The PLAN’s electromagnetic aircraft launch system’s R & D facility (inclusive of a full-scale operational prototype) is located at Ningbo-Zhuangqiaoin. Developmental work on this system began in the late 1990s and by 2015 an operational prototype was successfully developed.

Rear Admiral Ma Weiming, 57, became a household name in 2011 when he announced during a speech to accept a national technology award that his team had successfully developed an electromagnetic catapult-assisted launch system. Ma, a PLA deputy to the National People’s Congress, hails from Yangzhou in Jiangsu. He graduated from the PLAN’s University of Engineering in Wuhan, Hubei, in 1987 and subsequently elected to teach there. He earned a PhD in electrical engineering from Tsinghua University in 1996 and went on to become the country’s youngest engineering academician five years later.

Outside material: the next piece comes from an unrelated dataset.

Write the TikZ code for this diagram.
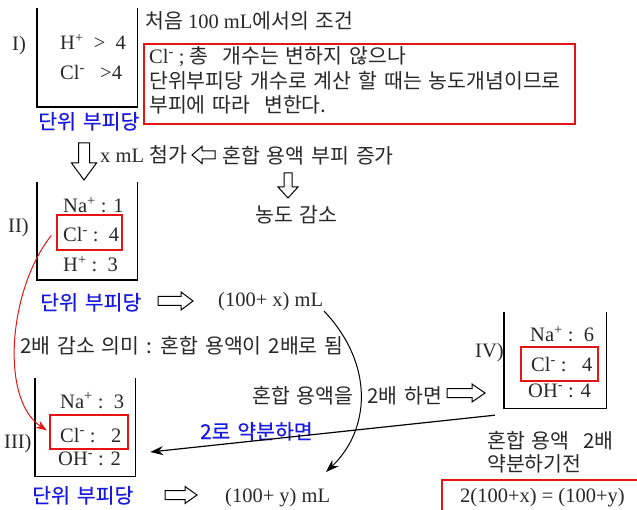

A specialist in maritime propulsion, electrical engineering and related fields, Ma has cultivated/ mentored more than 400 Masters and PhD students at the PLAN’s University of Engineering since the late 1980s. Ma’s exalted status in the PLAN was highlighted by a photograph of then PLAN Commander Admiral Wu Shengli holding an umbrella for Ma during an inspection of the University of Engineering in Wuhan, where Ma works, on a rainy day in June 2016. Rear Admiral Liu Dezhi, a colleague at the university, describes Ma as a workaholic and master problem-solver.

Dubbed the father of China’s electromagnetic catapult-assisted launch system, Rear Admiral Ma describes himself as a ‘teacher without any dreams’. He is one of 17 nominees for 10 Order of August 1 awards that were presented by President Xi Jinping on 1 August 2015, the 90th anniversary of the founding of the Red Army, the PLA’s precursor. In the past, Ma had won the National Science and Technology Progress Award twice and in 2015 also won the science and technology achievement prize of the Ho Leung Ho Lee Foundation, a Hongkong SAR-based non-government organisation.